UU ini merupakan perubahan dari UU No. 7 Tahun 1992 hadir untuk memberikan kesempatan meningkatkan peranan bank syariah untuk menampung aspirasi dan kebutuhan masyarakat.

  1. Pasal 6 mempertegas bahwa: pertama, Bank Umum  adalah bank yang menyelesaikan kegiatan usaha secara konvensional atau berdasarkan prinsip Syariah yang dalam kegiatan usahanya memberikan jasa dalam lalu lintas pembayaran. Kedua, Bank Perkreditan Rakyat adalah bank yang melaksanakan kegiatan usaha secara konvensional atau berdasarkan prinsip syariah yang dalam kegiatannya tidak memberikan jasa dalam lalu lintas pembayaran.
  2. Pasal satu ayat 13 menjelaskan yang dimaksud prinsip syariah adalah aturan perjanjian berdasarkan hukum Islam antara bank dan pihak lain untuk menyimpan dana dan atau pembiayaan kegiatan usaha, atau kegiatan lainnya yang dinyatakan sesuai dengan syariah, antara lain pembiayaaan prinsip bagi hasil (Mudharabah), atau pembiayaan barang modal berdasarkan prinsip sewa murni tanpa pilih (ijarah), atau dengan adanya pilihan pemindahan kepemilikan atas barang yang disewa dari pihak bank oleh pihak lain (ijarah wa iqtina).
  • Peraturan Bank Indonesia (PBI)

Beberapa peraturan Bank Indonesia mengenai Perbankan Syariah:

  1. PBI No. 9/19/PBI/2007 tentang pelaksanaan prinsip syariah dalam kegiatan penghimpunan dana serta pelayanan jasa bank syariah.
  2. PBI No.7/35/PBI/2005 tentang perubahan atas perubahan peraturan bank Indonesia No. 6/24/2004 tentang bank umum yang melaksanakan kegiatan usaha berdasarkan prinsip syariah.
  3. PBI No. 6/24/PBI/2004 tentang bank umum yang melaksanakan usaha berdasarkan prinsip syariah.

 

  1. III.           KESIMPULAN

–       GWM adalah simpanan minimum yang harus dipelihara oleh Bank dalam bentuk saldo rekening giro pada Bank Indonesia yang besarnya ditetapkan oleh Bank Indonesia sebesar persentase tertentu dari DPK (Dana Pihak Ketiga).

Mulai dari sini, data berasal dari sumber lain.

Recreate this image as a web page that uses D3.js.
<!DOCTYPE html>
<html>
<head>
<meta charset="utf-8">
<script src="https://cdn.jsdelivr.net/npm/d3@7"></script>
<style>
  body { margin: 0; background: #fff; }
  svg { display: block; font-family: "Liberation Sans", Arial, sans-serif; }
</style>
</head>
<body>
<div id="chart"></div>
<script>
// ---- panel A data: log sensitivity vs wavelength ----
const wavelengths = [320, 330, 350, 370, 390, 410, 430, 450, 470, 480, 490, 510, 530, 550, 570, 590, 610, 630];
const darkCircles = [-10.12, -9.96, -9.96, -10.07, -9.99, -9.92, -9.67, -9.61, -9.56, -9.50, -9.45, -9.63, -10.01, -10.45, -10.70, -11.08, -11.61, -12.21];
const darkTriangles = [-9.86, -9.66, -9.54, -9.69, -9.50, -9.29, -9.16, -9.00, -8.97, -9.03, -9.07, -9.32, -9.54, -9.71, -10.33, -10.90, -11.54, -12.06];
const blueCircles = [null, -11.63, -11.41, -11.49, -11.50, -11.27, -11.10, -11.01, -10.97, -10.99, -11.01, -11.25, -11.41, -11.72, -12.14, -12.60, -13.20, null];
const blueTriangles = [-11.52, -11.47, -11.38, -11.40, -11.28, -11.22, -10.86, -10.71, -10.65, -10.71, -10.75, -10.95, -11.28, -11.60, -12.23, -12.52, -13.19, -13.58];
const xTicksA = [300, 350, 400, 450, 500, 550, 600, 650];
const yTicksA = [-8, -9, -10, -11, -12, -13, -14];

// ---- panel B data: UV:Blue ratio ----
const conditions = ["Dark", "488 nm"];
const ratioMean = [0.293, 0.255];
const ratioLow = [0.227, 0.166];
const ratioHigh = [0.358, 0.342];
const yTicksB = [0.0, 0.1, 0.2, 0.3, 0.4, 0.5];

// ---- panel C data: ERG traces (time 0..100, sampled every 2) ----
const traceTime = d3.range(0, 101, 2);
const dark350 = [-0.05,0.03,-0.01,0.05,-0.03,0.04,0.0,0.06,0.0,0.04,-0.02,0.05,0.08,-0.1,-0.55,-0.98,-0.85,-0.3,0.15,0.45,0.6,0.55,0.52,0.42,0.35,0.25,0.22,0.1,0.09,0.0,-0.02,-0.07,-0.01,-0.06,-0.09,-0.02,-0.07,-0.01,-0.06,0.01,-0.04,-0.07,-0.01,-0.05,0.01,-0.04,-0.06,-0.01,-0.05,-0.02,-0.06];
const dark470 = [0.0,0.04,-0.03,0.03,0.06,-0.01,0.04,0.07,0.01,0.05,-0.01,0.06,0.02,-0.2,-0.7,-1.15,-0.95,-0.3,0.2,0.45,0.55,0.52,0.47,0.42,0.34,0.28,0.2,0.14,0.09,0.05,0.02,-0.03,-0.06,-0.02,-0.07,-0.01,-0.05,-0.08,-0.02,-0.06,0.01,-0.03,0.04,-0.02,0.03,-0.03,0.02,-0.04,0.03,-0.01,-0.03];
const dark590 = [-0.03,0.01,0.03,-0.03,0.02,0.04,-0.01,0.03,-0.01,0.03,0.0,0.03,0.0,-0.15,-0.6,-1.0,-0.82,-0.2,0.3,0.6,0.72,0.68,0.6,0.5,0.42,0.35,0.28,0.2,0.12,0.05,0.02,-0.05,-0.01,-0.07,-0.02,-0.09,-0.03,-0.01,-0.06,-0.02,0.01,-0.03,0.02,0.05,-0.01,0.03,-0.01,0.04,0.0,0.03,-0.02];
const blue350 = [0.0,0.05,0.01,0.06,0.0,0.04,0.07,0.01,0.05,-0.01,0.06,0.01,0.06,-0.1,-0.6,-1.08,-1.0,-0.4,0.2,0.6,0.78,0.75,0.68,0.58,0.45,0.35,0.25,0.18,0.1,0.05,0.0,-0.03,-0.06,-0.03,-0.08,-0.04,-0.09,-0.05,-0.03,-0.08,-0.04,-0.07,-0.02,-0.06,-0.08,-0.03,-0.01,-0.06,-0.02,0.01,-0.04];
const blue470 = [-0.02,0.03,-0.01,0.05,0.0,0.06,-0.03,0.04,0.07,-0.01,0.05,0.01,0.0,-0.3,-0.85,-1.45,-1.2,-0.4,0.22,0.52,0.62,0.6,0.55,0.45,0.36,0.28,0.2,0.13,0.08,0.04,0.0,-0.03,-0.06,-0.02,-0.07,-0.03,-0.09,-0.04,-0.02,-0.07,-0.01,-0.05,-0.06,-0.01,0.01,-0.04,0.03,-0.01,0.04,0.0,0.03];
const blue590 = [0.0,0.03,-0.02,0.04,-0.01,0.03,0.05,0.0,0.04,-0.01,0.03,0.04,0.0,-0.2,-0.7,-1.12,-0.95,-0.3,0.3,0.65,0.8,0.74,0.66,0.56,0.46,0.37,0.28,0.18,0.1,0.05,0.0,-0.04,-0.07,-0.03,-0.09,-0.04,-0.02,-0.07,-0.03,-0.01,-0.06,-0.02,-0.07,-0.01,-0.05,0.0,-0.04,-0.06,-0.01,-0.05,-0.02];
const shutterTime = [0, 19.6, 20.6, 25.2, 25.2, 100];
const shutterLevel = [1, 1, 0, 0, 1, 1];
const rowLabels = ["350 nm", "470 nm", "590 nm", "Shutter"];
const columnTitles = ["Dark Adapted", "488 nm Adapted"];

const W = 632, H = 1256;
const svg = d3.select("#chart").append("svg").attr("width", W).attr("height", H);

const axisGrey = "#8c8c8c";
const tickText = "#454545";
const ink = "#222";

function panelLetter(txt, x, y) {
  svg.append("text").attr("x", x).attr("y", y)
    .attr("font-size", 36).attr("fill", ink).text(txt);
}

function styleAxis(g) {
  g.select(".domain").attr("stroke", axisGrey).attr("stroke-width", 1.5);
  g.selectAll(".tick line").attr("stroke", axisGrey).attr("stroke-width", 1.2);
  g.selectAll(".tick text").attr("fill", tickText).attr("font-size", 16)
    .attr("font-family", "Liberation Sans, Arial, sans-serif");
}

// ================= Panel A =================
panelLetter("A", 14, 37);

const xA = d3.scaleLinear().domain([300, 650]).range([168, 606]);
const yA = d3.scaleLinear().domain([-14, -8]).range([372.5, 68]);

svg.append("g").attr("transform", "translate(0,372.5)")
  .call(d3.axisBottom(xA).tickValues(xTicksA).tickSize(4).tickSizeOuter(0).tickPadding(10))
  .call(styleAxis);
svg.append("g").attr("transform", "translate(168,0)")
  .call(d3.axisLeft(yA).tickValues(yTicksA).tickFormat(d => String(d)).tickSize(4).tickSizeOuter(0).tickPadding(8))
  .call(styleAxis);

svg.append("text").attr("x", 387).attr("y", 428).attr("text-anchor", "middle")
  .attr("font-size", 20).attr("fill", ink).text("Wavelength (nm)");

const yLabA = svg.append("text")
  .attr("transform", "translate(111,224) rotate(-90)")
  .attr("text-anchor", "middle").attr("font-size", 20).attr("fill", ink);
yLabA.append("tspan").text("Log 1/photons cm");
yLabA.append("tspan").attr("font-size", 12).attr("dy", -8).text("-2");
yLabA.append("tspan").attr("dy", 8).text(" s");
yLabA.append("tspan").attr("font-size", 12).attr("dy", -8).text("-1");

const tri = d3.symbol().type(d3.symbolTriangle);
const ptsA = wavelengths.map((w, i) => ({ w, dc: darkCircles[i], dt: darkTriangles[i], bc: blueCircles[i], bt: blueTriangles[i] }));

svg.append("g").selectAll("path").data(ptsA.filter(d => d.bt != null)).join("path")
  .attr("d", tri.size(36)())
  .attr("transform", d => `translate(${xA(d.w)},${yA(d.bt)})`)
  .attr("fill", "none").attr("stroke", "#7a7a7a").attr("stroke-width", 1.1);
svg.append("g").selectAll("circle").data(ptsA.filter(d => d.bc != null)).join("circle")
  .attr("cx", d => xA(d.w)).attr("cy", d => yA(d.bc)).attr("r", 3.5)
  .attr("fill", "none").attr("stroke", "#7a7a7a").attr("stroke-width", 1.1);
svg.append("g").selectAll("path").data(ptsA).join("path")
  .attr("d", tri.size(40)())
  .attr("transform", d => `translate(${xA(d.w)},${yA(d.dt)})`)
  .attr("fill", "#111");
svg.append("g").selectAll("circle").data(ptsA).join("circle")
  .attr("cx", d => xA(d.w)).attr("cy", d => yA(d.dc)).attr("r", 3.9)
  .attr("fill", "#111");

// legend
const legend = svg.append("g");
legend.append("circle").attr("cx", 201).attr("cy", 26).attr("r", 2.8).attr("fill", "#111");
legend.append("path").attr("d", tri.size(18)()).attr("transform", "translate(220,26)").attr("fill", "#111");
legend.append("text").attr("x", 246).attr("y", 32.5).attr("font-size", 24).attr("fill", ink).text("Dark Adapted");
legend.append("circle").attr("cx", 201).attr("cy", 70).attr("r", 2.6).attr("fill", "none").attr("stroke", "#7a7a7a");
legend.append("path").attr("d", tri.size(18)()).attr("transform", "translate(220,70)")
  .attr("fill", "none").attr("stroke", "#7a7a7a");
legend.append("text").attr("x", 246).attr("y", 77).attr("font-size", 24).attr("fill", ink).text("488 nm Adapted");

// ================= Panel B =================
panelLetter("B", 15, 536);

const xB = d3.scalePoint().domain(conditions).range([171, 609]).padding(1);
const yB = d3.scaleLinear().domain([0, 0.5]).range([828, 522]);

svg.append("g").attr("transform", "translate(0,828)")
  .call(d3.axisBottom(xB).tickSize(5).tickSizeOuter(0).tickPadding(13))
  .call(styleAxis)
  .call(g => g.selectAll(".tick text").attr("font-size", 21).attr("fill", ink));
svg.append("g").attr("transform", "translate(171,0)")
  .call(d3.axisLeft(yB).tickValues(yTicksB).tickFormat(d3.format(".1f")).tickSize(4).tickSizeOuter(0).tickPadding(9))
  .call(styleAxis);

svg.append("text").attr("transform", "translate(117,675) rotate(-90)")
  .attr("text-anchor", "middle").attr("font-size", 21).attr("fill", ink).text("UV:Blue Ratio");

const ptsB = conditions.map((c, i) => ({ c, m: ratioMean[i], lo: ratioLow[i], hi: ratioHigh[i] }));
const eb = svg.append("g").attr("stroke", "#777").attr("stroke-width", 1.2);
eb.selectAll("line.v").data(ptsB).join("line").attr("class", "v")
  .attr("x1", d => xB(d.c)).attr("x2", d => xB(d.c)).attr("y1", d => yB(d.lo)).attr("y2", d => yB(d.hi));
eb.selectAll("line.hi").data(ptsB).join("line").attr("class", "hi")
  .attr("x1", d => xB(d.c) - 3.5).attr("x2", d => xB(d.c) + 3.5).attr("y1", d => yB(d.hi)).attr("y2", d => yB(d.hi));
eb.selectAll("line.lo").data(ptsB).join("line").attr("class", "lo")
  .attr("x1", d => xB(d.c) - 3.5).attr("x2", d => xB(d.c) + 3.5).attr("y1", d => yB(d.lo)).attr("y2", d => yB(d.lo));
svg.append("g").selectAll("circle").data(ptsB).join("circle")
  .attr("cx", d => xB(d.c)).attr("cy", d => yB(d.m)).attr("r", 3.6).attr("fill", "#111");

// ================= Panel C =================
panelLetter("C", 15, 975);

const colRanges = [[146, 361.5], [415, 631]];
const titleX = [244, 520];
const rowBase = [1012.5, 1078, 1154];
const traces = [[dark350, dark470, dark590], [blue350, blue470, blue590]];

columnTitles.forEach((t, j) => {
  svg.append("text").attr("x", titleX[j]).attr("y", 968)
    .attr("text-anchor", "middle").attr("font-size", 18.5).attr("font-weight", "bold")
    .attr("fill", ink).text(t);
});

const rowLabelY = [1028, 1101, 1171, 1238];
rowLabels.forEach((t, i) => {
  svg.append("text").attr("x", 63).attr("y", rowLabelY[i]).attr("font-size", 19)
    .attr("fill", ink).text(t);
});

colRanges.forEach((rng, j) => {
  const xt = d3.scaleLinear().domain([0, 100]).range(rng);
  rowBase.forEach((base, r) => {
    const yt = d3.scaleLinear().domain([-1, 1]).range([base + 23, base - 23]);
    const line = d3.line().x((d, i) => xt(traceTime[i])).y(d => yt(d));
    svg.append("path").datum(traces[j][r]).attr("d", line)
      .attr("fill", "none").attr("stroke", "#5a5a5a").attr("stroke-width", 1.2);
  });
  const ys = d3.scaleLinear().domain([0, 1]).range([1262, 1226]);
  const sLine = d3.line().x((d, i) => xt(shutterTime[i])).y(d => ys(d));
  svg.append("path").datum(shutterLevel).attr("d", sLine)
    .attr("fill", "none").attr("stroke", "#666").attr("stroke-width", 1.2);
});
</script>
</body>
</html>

–       GWM Rupiah yang telah ditetapkan sebesar 7,5% tersebut terdiri dari 5% GWM utama (statutory reserve) dan 2,5% GWM sekunder (secondary reserve).

–       Kliring adalah pertukaran warkat (bisa berupa cek, giro/bilyet, nota debet/kredit dan lainnya) atau data keuangan elektronik antar peserta (bank) kliring baik atas nama peserta (bank) maupun atas nama nasabah peserta yang perhitungannya diselesaikan pada waktu tertentu.

–       Tujuan BI menyelenggarakan sistem kliring adalah untuk mempermudah cara pembayaran dalam rangka memperlancar transaksi perekonomian dengan perantaraan perbankan sebagai peserta kliring dan BI sebagai penyelenggara kliring.

–       Dalam rangka penyusunan PBI, BI  membentuk Komite Perbankan Syariah (KPS) yang beranggotakan unsur-unsur dari BI, Departemen agama, dan unsur masyarakat dengan komposisi yang berimbang dan memiliki keahlian di bidang syariah.

–       Selain KPS teradapat pula DSN dan DPS yang bertugas mengawasi operasional bank dan produk-produknya agar sesuai dengan garis-garis syariah.